To improve their shots at producing affordable housing, JMHC is structured in a way that allows the organization to access private capital from local businesses, and build housing that meets the needs of workers and employers.
This spring, JMHC plans to break ground on a 40-unit apartment building where rental rates would range between 60 and 75 per cent below market, as required by the funding agreement with the province. Work is underway to develop another 40 apartments on the adjacent site.
It's a good start, but the chance to build additional units on those parcels ran into a roadblock — planning regulations and architectural guidelines to maintain the town’s distinctive charm.
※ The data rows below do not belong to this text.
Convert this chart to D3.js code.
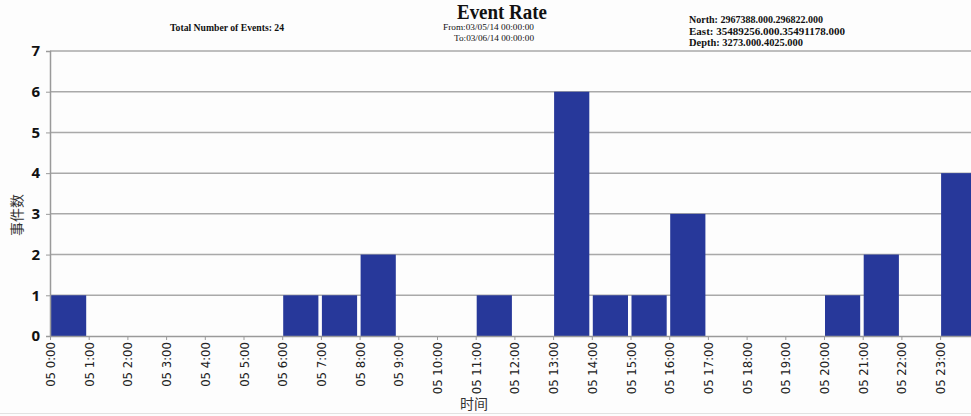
<!DOCTYPE html>
<html>
<head>
<meta charset="utf-8">
<script src="https://cdn.jsdelivr.net/npm/d3@7"></script>
<style>
  html, body { margin: 0; padding: 0; background: #fdfdfd; }
  svg { display: block; }
</style>
</head>
<body>
<svg id="chart" width="971" height="416"></svg>
<script>
// Hourly event counts for 03/05/14 (hour of day -> number of events)
const hours  = [0, 6, 7, 8, 11, 13, 14, 15, 16, 20, 21, 23];
const counts = [1, 1, 1, 2, 1, 6, 1, 1, 3, 1, 2, 4];
const hourTicks = d3.range(0, 24);
const yTicks = [0, 1, 2, 3, 4, 5, 6, 7];
const totalEvents = 24;

const title = "Event Rate";
const fromText = "From:03/05/14 00:00:00";
const toText = "To:03/06/14 00:00:00";
const rangeLines = [
  "North: 2967388.000.296822.000",
  "East: 35489256.000.35491178.000",
  "Depth: 3273.000.4025.000"
];

const svg = d3.select("#chart");
const W = 971, H = 416;
const margin = { left: 50, top: 51, bottom: 80 };
const plotBottom = H - margin.bottom; // baseline at y=336

const x = d3.scaleLinear().domain([0, 24]).range([margin.left, margin.left + 24 * 38.7]);
const y = d3.scaleLinear().domain([0, 7]).range([plotBottom, margin.top]);

svg.append("rect").attr("width", W).attr("height", H).attr("fill", "#fdfdfd");

// horizontal gridlines
svg.append("g")
  .selectAll("line")
  .data(yTicks.slice(1))
  .join("line")
  .attr("x1", margin.left).attr("x2", W)
  .attr("y1", d => y(d)).attr("y2", d => y(d))
  .attr("stroke", "#a9a9a9").attr("stroke-width", 1.5);

// bars
svg.append("g")
  .selectAll("rect")
  .data(hours.map((h, i) => ({ h, v: counts[i] })))
  .join("rect")
  .attr("x", d => x(d.h) + 1)
  .attr("width", d => x(d.h + 1) - x(d.h) - 3.5)
  .attr("y", d => y(d.v))
  .attr("height", d => y(0) - y(d.v))
  .attr("fill", "#27389a");

// y axis
const yAxis = d3.axisLeft(y).tickValues(yTicks).tickSize(4).tickPadding(6).tickFormat(d3.format("d"));
const gy = svg.append("g").attr("transform", `translate(${margin.left},0)`).call(yAxis);
gy.select(".domain").attr("stroke", "#9a9a9a").attr("stroke-width", 1.5);
gy.selectAll(".tick line").attr("stroke", "#9a9a9a");
gy.selectAll(".tick text")
  .attr("font-family", "'Open Sans', 'DejaVu Sans', sans-serif")
  .attr("font-weight", "bold")
  .attr("font-size", 15)
  .attr("fill", "#111");

// x axis
const xAxis = d3.axisBottom(x).tickValues(hourTicks).tickSize(4).tickSizeOuter(0)
  .tickFormat(d => `05 ${d}:00`);
const gx = svg.append("g").attr("transform", `translate(0,${plotBottom})`).call(xAxis);
gx.select(".domain").attr("stroke", "#9a9a9a").attr("stroke-width", 1.5);
gx.selectAll(".tick line").attr("stroke", "#9a9a9a");
gx.selectAll(".tick text")
  .attr("font-family", "'Liberation Sans Narrow', 'DejaVu Sans Condensed', sans-serif")
  .attr("font-size", 13)
  .attr("fill", "#222")
  .attr("text-anchor", "end")
  .attr("dy", "0.35em")
  .attr("transform", "translate(0,6) rotate(-90)")
  .attr("x", 0).attr("y", 0);

// axis titles
svg.append("text")
  .attr("transform", `translate(22,215) rotate(-90)`)
  .attr("text-anchor", "middle")
  .attr("font-family", "'Noto Sans CJK SC', sans-serif")
  .attr("font-size", 14)
  .attr("fill", "#333")
  .text("事件数");

svg.append("text")
  .attr("x", 474).attr("y", 409)
  .attr("text-anchor", "middle")
  .attr("font-family", "'Noto Sans CJK SC', sans-serif")
  .attr("font-size", 14)
  .attr("fill", "#333")
  .text("时间");

// header
const serif = "'Liberation Serif', 'DejaVu Serif', serif";
svg.append("text")
  .attr("x", 457).attr("y", 18.5)
  .attr("font-family", serif).attr("font-size", 20).attr("font-weight", "bold")
  .attr("fill", "#111")
  .attr("textLength", 90).attr("lengthAdjust", "spacingAndGlyphs")
  .text(title);

svg.append("text")
  .attr("x", 443).attr("y", 30)
  .attr("font-family", serif).attr("font-size", 9).attr("fill", "#111")
  .attr("textLength", 91).attr("lengthAdjust", "spacingAndGlyphs")
  .text(fromText);

svg.append("text")
  .attr("x", 454).attr("y", 40.5)
  .attr("font-family", serif).attr("font-size", 9).attr("fill", "#111")
  .attr("textLength", 80).attr("lengthAdjust", "spacingAndGlyphs")
  .text(toText);

svg.append("text")
  .attr("x", 170).attr("y", 31)
  .attr("font-family", serif).attr("font-size", 10).attr("font-weight", "bold").attr("fill", "#111")
  .attr("textLength", 114).attr("lengthAdjust", "spacingAndGlyphs")
  .text(`Total Number of Events:  ${totalEvents}`);

const rangeWidths = [134, 156, 114];
svg.append("g")
  .selectAll("text")
  .data(rangeLines)
  .join("text")
  .attr("x", 689)
  .attr("y", (d, i) => 23 + i * 11.5)
  .attr("font-family", serif).attr("font-size", 10).attr("font-weight", "bold").attr("fill", "#111")
  .attr("textLength", (d, i) => rangeWidths[i])
  .attr("lengthAdjust", "spacingAndGlyphs")
  .text(d => d);

// bottom border
svg.append("line")
  .attr("x1", 0).attr("x2", W).attr("y1", 413.5).attr("y2", 413.5)
  .attr("stroke", "#e2e2e2").attr("stroke-width", 1);
</script>
</body>
</html>
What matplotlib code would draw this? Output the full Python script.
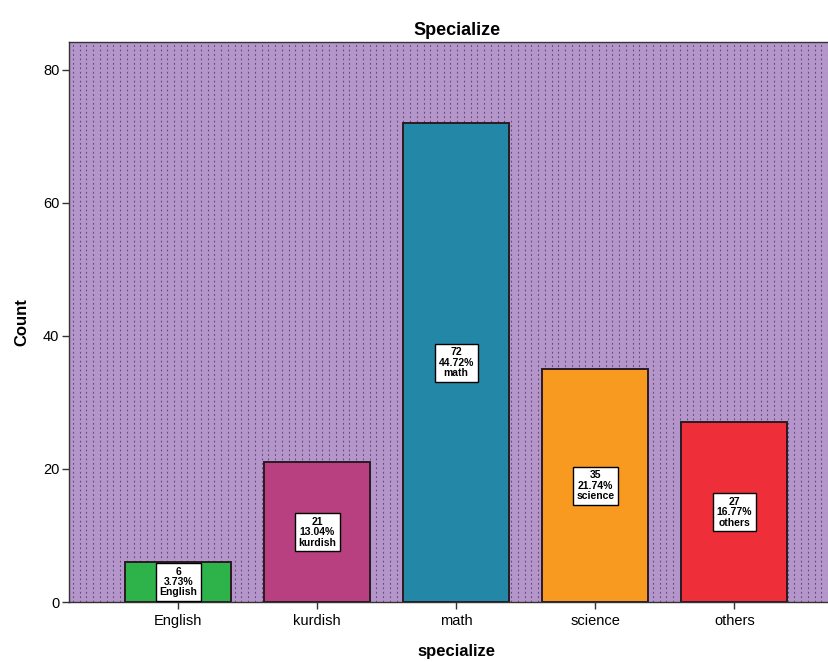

“The character of the community is part of the unique offering of Jasper as a tourism destination and is something the locals really value,” Givens said. “We would want to make sure that anything that we build is respectful of this character.”
‘It’s frightening’
In the meantime, rents rise in Jasper and so does anxiety.
Laurisa Reid and their small family rent a two-bedroom apartment in a walk-up building constructed in the 1970s. A stroke of luck kept the quaint rental compound in the west end of town from meeting the same fate as the Cabin Creek complex where Sather lived before the fire — but the kindergarten teacher’s fortune is frail.
Despite the vintage of the wood-frame structure Reid has rented for nearly a decade, rent has gone up by close to 70 per cent since they first moved in, stretching to the limit the stagnant incomes of Reid and their spouse.
Because the fire significantly increased demand for rental housing, and there are no rent controls in Alberta, Reid feels especially vulnerable to the whims of their landlord.
“It’s frightening,” they said. “Because tomorrow a notice could appear on my door saying that my rent is going up.”
Reid’s landlord didn’t respond to The Tyee’s request for comment.
A few days after speaking with The Tyee, Reid’s worries materialized. Starting in May, the family’s monthly rent will increase by $500.
Worse, changes to Reid’s lease suggest that the family of three might have to move out soon, as a maximum of two occupants per unit is to be allowed in the rental complex.
But in the aftermath of the fire, there’s nowhere for them to go.
“I don’t want to leave the community,” Reid said. “But I don’t see a path forward that doesn’t involve me leaving Jasper.”